D. Erro, I. Sainz, I. Saratxaga, E. Navas, I. Hernaez, "MFCC+F0 extraction and waveform reconstruction using HNM: preliminary results in an HMM-based synthesizer", Proc. VI Jornadas en Tecnologia del Habla & II Iberian SLTech (FALA), pp. 29-32, Vigo, November 2010.)

Let E1 denote the cepstrogram at one end of the desired continuum and E2 denotes the corresponding cepstrogram from the other end of the continuum. The increment of difference, delta = (E2-E1)/20, is thus 5% of the acoustic change needed to move from E1 to E2. A succession of intermediate cepstrograms is thus easily obtained:

E1 + 0.delta   = E1
E1 + 1.delta
E1 + 2.delta
E1 + 3.delta
...
E1 + 19.delta
E1 + 20.delta  = E2

For each continuum, these 21 derived cepstrograms were then converted back into an audio signal using Daniel Erro's "ahodecoder" synthesizer, which implements the inverse of the "ahocoder" analysis routine.
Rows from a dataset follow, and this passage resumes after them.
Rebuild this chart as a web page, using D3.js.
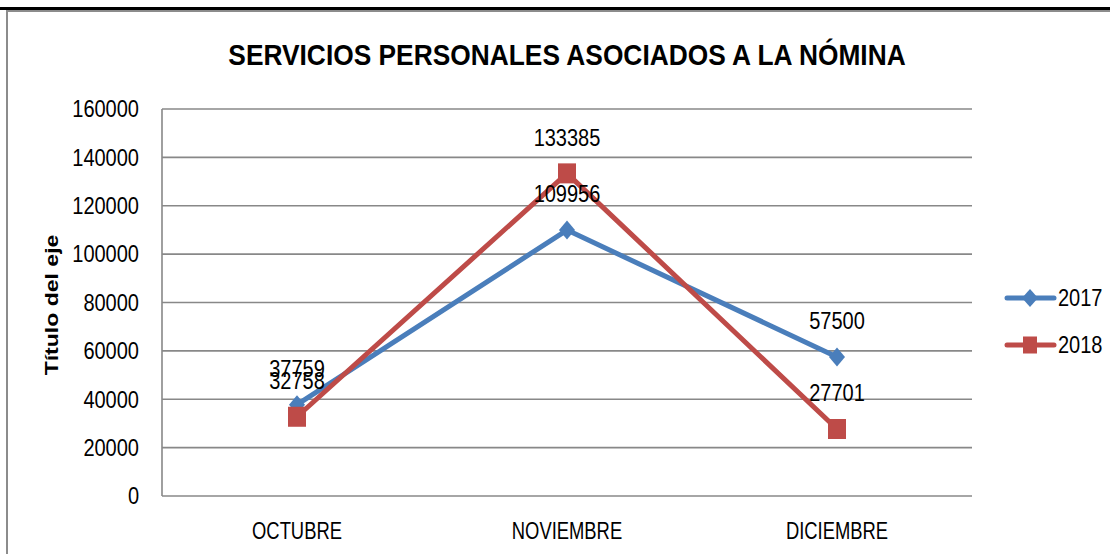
<!DOCTYPE html>
<html>
<head>
<meta charset="utf-8">
<script src="https://cdn.jsdelivr.net/npm/d3@7"></script>
<style>
  body { margin: 0; background: #fff; }
  svg { display: block; font-family: "Liberation Sans", Arial, sans-serif; }
</style>
</head>
<body>
<div id="chart"></div>
<script>
// chart data
const months = ["OCTUBRE", "NOVIEMBRE", "DICIEMBRE"];
const values2017 = [37759, 109956, 57500];
const values2018 = [32758, 133385, 27701];
const seriesNames = ["2017", "2018"];
const yTicks = [0, 20000, 40000, 60000, 80000, 100000, 120000, 140000, 160000];

const W = 1110, H = 554;
const margin = {top: 109, right: 138, bottom: 58, left: 162};
const colors = ["#4A7EBB", "#BE4B48"];
const DIGIT_SX = 0.87, LETTER_SX = 0.8;

const svg = d3.select("#chart").append("svg")
    .attr("width", W).attr("height", H);

// text squeezed horizontally, the fonts here are wider than the original
function label(parent, px, py, txt, sx, opts) {
    opts = opts || {};
    return parent.append("text")
        .attr("transform", `translate(${px},${py}) scale(${sx},1)`)
        .attr("text-anchor", opts.anchor || "middle")
        .attr("dy", opts.dy || null)
        .attr("font-size", opts.size || 23)
        .attr("font-weight", opts.weight || null)
        .text(txt);
}

// frame
svg.append("line").attr("x1", 0).attr("x2", W).attr("y1", 8.5).attr("y2", 8.5)
    .attr("stroke", "#000").attr("stroke-width", 3);
svg.append("line").attr("x1", 7).attr("x2", W).attr("y1", 11).attr("y2", 11)
    .attr("stroke", "#8c8c8c").attr("stroke-width", 2);
svg.append("line").attr("x1", 7).attr("x2", 7).attr("y1", 10).attr("y2", H)
    .attr("stroke", "#8c8c8c").attr("stroke-width", 2);

const x = d3.scaleBand().domain(months)
    .range([margin.left, W - margin.right]);
const y = d3.scaleLinear().domain([0, 160000])
    .range([H - margin.bottom, margin.top]);
const cx = d => x(d) + x.bandwidth() / 2;

// gridlines
svg.append("g").selectAll("line").data(yTicks).join("line")
    .attr("x1", margin.left).attr("x2", W - margin.right)
    .attr("y1", d => y(d)).attr("y2", d => y(d))
    .attr("stroke", "#888").attr("stroke-width", 1.6);

// y axis line
svg.append("line")
    .attr("x1", margin.left).attr("x2", margin.left)
    .attr("y1", margin.top).attr("y2", H - margin.bottom)
    .attr("stroke", "#888").attr("stroke-width", 1.6);

// y tick labels
const yl = svg.append("g");
yTicks.forEach(t => label(yl, margin.left - 23, y(t), t, DIGIT_SX, {anchor: "end", dy: "0.36em"}));

// x labels
const xl = svg.append("g");
months.forEach(m => label(xl, cx(m), 539, m, LETTER_SX));

// title
label(svg, 567, 65, "SERVICIOS PERSONALES ASOCIADOS A LA NÓMINA", 0.878,
    {size: 30, weight: "bold"});

// y axis title
svg.append("text")
    .attr("transform", "translate(58,305) rotate(-90) scale(1.28,1)")
    .attr("text-anchor", "middle")
    .attr("font-size", 18).attr("font-weight", "bold")
    .text("Título del eje");

const series = [values2017, values2018];
const line = d3.line().x((d, i) => cx(months[i])).y(d => y(d));

series.forEach((vals, s) => {
    svg.append("path").datum(vals)
        .attr("d", line)
        .attr("fill", "none")
        .attr("stroke", colors[s])
        .attr("stroke-width", 5)
        .attr("stroke-linejoin", "round");
});

function marker(g, s, px, py, small) {
    if (s === 0) {
        const hw = 8, hh = small ? 9 : 9.5;
        g.append("path")
            .attr("d", `M${px},${py - hh}L${px + hw},${py}L${px},${py + hh}L${px - hw},${py}Z`)
            .attr("fill", colors[0]);
    } else {
        const w = small ? 14 : 18, h = small ? 17 : 20;
        g.append("rect")
            .attr("x", px - w / 2).attr("y", py - h / 2)
            .attr("width", w).attr("height", h)
            .attr("fill", colors[1]);
    }
}

series.forEach((vals, s) => {
    const g = svg.append("g");
    vals.forEach((v, i) => marker(g, s, cx(months[i]), y(v)));
});

// data labels
series.forEach(vals => {
    const g = svg.append("g");
    vals.forEach((v, i) => label(g, cx(months[i]), y(v) - 36, v, DIGIT_SX, {dy: "0.36em"}));
});

// legend
seriesNames.forEach((name, s) => {
    const ly = 298 + s * 47;
    const g = svg.append("g");
    g.append("line").attr("x1", 1007).attr("x2", 1054)
        .attr("y1", ly).attr("y2", ly)
        .attr("stroke", colors[s]).attr("stroke-width", 5)
        .attr("stroke-linecap", "round");
    marker(g, s, 1030, ly, true);
    label(g, 1058, ly, name, DIGIT_SX, {anchor: "start", dy: "0.36em"});
});
</script>
</body>
</html>
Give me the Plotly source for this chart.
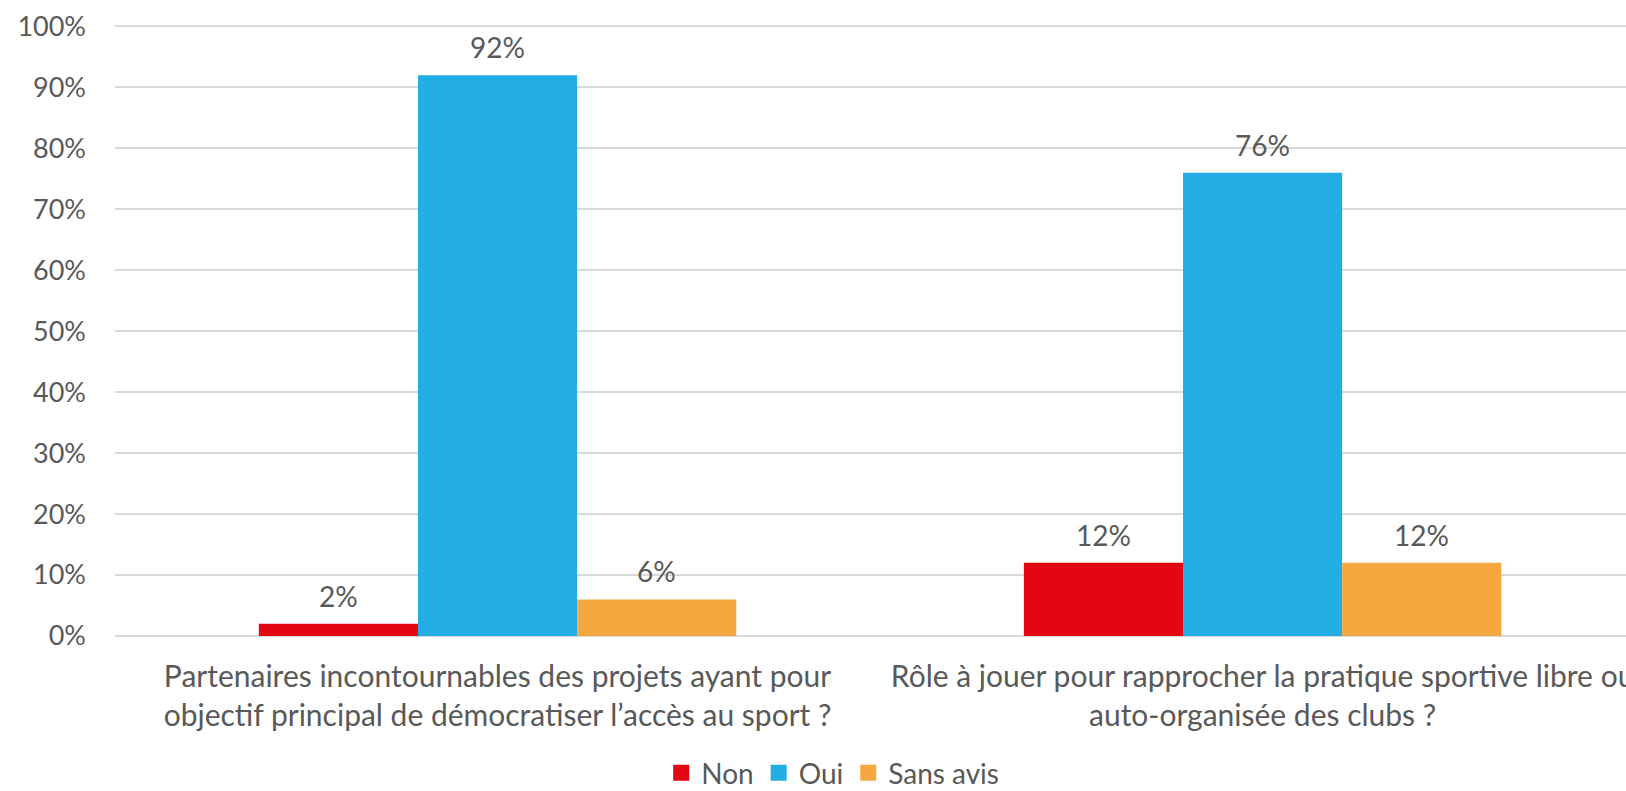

The general technique of this interpolation method is briefly described in Coleman, J., J. Aston and D. Pigole. 2015. Reconstructing the sounds of words from the past. In The Scottish Consortium for ICPhS 2015 (Ed.), Proceedings of the 18th International Congress of Phonetic Sciences. Glasgow, UK: the University of Glasgow. ISBN 978-0-85261-941-4. Paper number 0296 http://www.icphs2015.info/pdfs/Papers/ICPHS0296.pdf, mirrored here.
Note that in that paper we refer to 11-step continua (i.e. 10 x 10% increments) synthesized using LPC analysis/synthesis, whereas the stimuli used in this experiment are 21-step continua made using MFCC analysis/synthesis. Other than that (which is just a choice about what acoustic parameters we like best, and how finely to slice the continua), the method is exactly the same.